Exercise: Go through the listing and set it down exactly, leaving out its pictures.

Dataset excerpt:
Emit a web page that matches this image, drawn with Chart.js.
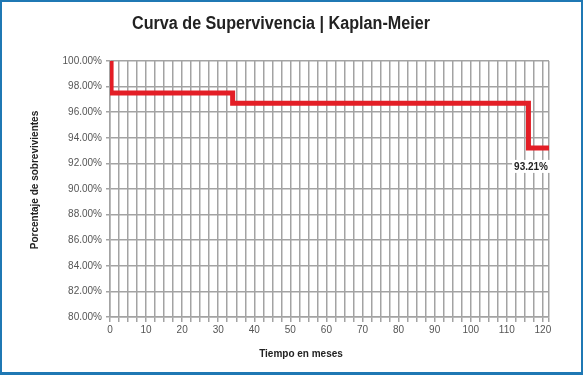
<!DOCTYPE html>
<html>
<head>
<meta charset="utf-8">
<script src="https://cdn.jsdelivr.net/npm/chart.js@4"></script>
<style>
  html, body { margin: 0; padding: 0; background: #fff; }
  #wrap { position: relative; width: 583px; height: 375px; }
  #frame { position: absolute; left: 0; top: 0; width: 579px; height: 370px;
           border: 2px solid #1f78b4; border-bottom-width: 3px; pointer-events: none; }
</style>
</head>
<body>
<div id="wrap">
  <canvas id="myChart" width="583" height="375"></canvas>
  <div id="frame"></div>
</div>
<script>
// datos de la curva (meses, porcentaje)
const meses = [0, 0.3, 34, 116, 121.7];
const supervivencia = [100, 97.5, 96.7, 93.21, 93.21];
const xTicks = [0, 10, 20, 30, 40, 50, 60, 70, 80, 90, 100, 110, 120];
const titulo = 'Curva de Supervivencia | Kaplan-Meier';
const tituloX = 'Tiempo en meses';
const tituloY = 'Porcentaje de sobrevivientes';
const etiquetaFinal = '93.21%';

const FONT = '"Liberation Sans", Arial, sans-serif';

// titulos y etiqueta dibujados a mano para colocarlos como en el original
const textos = {
  id: 'textos',
  afterDraw(chart) {
    const ctx = chart.ctx;
    const xs = chart.scales.x, ys = chart.scales.y;
    ctx.save();
    ctx.fillStyle = '#222';
    ctx.textAlign = 'center';
    ctx.textBaseline = 'middle';
    // el titulo original es algo mas estrecho
    ctx.font = 'bold 18px ' + FONT;
    const tw = ctx.measureText(titulo).width;
    ctx.save();
    ctx.translate(281, 24);
    ctx.scale(298 / tw, 1);
    ctx.fillText(titulo, 0, 0);
    ctx.restore();
    ctx.font = 'bold 10px ' + FONT;
    ctx.fillText(tituloX, 301, 354);
    ctx.translate(35, 180);
    ctx.rotate(-Math.PI / 2);
    ctx.fillText(tituloY, 0, 0);
    ctx.restore();

    // etiqueta del ultimo punto
    const n = meses.length - 1;
    const px = xs.getPixelForValue(meses[n]);
    const py = ys.getPixelForValue(supervivencia[n]);
    ctx.save();
    ctx.font = 'bold 10px ' + FONT;
    const w = ctx.measureText(etiquetaFinal).width;
    ctx.fillStyle = '#fff';
    ctx.fillRect(px - w - 3, py + 12, w + 4, 13);
    ctx.fillStyle = '#222';
    ctx.textAlign = 'right';
    ctx.textBaseline = 'middle';
    ctx.fillText(etiquetaFinal, px - 1, py + 19);
    ctx.restore();
  }
};

const ctx = document.getElementById('myChart').getContext('2d');
new Chart(ctx, {
  type: 'line',
  data: {
    datasets: [{
      data: meses.map((m, i) => ({ x: m, y: supervivencia[i] })),
      borderColor: '#e31e26',
      borderWidth: 5,
      stepped: true,
      pointRadius: 0,
      fill: false
    }]
  },
  options: {
    responsive: false,
    animation: false,
    layout: { padding: { left: 0, right: 34, top: 61, bottom: 0 } },
    plugins: { legend: { display: false }, tooltip: { enabled: false } },
    scales: {
      x: {
        type: 'linear',
        min: 0,
        max: 121.7,
        afterFit(s) { s.height = 58; },
        afterBuildTicks(s) {
          const t = [];
          for (let v = 0; v <= 120; v += 2.5) t.push({ value: v });
          t.push({ value: 121.7 });
          s.ticks = t;
        },
        grid: { color: '#a3a3a3', lineWidth: 1.5, tickLength: 5, drawTicks: true },
        border: { color: '#a3a3a3', width: 1.5 },
        ticks: {
          autoSkip: false,
          maxRotation: 0,
          padding: 2,
          color: '#555',
          font: { family: FONT, size: 10 },
          callback: v => xTicks.includes(v) ? String(v) : ''
        }
      },
      y: {
        min: 80,
        max: 100,
        afterFit(s) { s.width = 110; },
        grid: { color: '#a3a3a3', lineWidth: 1.5, tickLength: 4 },
        border: { color: '#a3a3a3', width: 1.5 },
        ticks: {
          stepSize: 2,
          padding: 4,
          color: '#555',
          font: { family: FONT, size: 10 },
          callback: v => v.toFixed(2) + '%'
        }
      }
    }
  },
  plugins: [textos]
});
</script>
</body>
</html>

Response to the exercise:
Emit a web page that matches this image, drawn with Chart.js.
<!DOCTYPE html>
<html>
<head>
<meta charset="utf-8">
<script src="https://cdn.jsdelivr.net/npm/chart.js@4"></script>
<style>
  html, body { margin: 0; padding: 0; background: #fff; }
  #wrap { position: relative; width: 583px; height: 375px; }
  #frame { position: absolute; left: 0; top: 0; width: 579px; height: 370px;
           border: 2px solid #1f78b4; border-bottom-width: 3px; pointer-events: none; }
</style>
</head>
<body>
<div id="wrap">
  <canvas id="myChart" width="583" height="375"></canvas>
  <div id="frame"></div>
</div>
<script>
// datos de la curva (meses, porcentaje)
const meses = [0, 0.3, 34, 116, 121.7];
const supervivencia = [100, 97.5, 96.7, 93.21, 93.21];
const xTicks = [0, 10, 20, 30, 40, 50, 60, 70, 80, 90, 100, 110, 120];
const titulo = 'Curva de Supervivencia | Kaplan-Meier';
const tituloX = 'Tiempo en meses';
const tituloY = 'Porcentaje de sobrevivientes';
const etiquetaFinal = '93.21%';

const FONT = '"Liberation Sans", Arial, sans-serif';

// titulos y etiqueta dibujados a mano para colocarlos como en el original
const textos = {
  id: 'textos',
  afterDraw(chart) {
    const ctx = chart.ctx;
    const xs = chart.scales.x, ys = chart.scales.y;
    ctx.save();
    ctx.fillStyle = '#222';
    ctx.textAlign = 'center';
    ctx.textBaseline = 'middle';
    // el titulo original es algo mas estrecho
    ctx.font = 'bold 18px ' + FONT;
    const tw = ctx.measureText(titulo).width;
    ctx.save();
    ctx.translate(281, 24);
    ctx.scale(298 / tw, 1);
    ctx.fillText(titulo, 0, 0);
    ctx.restore();
    ctx.font = 'bold 10px ' + FONT;
    ctx.fillText(tituloX, 301, 354);
    ctx.translate(35, 180);
    ctx.rotate(-Math.PI / 2);
    ctx.fillText(tituloY, 0, 0);
    ctx.restore();

    // etiqueta del ultimo punto
    const n = meses.length - 1;
    const px = xs.getPixelForValue(meses[n]);
    const py = ys.getPixelForValue(supervivencia[n]);
    ctx.save();
    ctx.font = 'bold 10px ' + FONT;
    const w = ctx.measureText(etiquetaFinal).width;
    ctx.fillStyle = '#fff';
    ctx.fillRect(px - w - 3, py + 12, w + 4, 13);
    ctx.fillStyle = '#222';
    ctx.textAlign = 'right';
    ctx.textBaseline = 'middle';
    ctx.fillText(etiquetaFinal, px - 1, py + 19);
    ctx.restore();
  }
};

const ctx = document.getElementById('myChart').getContext('2d');
new Chart(ctx, {
  type: 'line',
  data: {
    datasets: [{
      data: meses.map((m, i) => ({ x: m, y: supervivencia[i] })),
      borderColor: '#e31e26',
      borderWidth: 5,
      stepped: true,
      pointRadius: 0,
      fill: false
    }]
  },
  options: {
    responsive: false,
    animation: false,
    layout: { padding: { left: 0, right: 34, top: 61, bottom: 0 } },
    plugins: { legend: { display: false }, tooltip: { enabled: false } },
    scales: {
      x: {
        type: 'linear',
        min: 0,
        max: 121.7,
        afterFit(s) { s.height = 58; },
        afterBuildTicks(s) {
          const t = [];
          for (let v = 0; v <= 120; v += 2.5) t.push({ value: v });
          t.push({ value: 121.7 });
          s.ticks = t;
        },
        grid: { color: '#a3a3a3', lineWidth: 1.5, tickLength: 5, drawTicks: true },
        border: { color: '#a3a3a3', width: 1.5 },
        ticks: {
          autoSkip: false,
          maxRotation: 0,
          padding: 2,
          color: '#555',
          font: { family: FONT, size: 10 },
          callback: v => xTicks.includes(v) ? String(v) : ''
        }
      },
      y: {
        min: 80,
        max: 100,
        afterFit(s) { s.width = 110; },
        grid: { color: '#a3a3a3', lineWidth: 1.5, tickLength: 4 },
        border: { color: '#a3a3a3', width: 1.5 },
        ticks: {
          stepSize: 2,
          padding: 4,
          color: '#555',
          font: { family: FONT, size: 10 },
          callback: v => v.toFixed(2) + '%'
        }
      }
    }
  },
  plugins: [textos]
});
</script>
</body>
</html>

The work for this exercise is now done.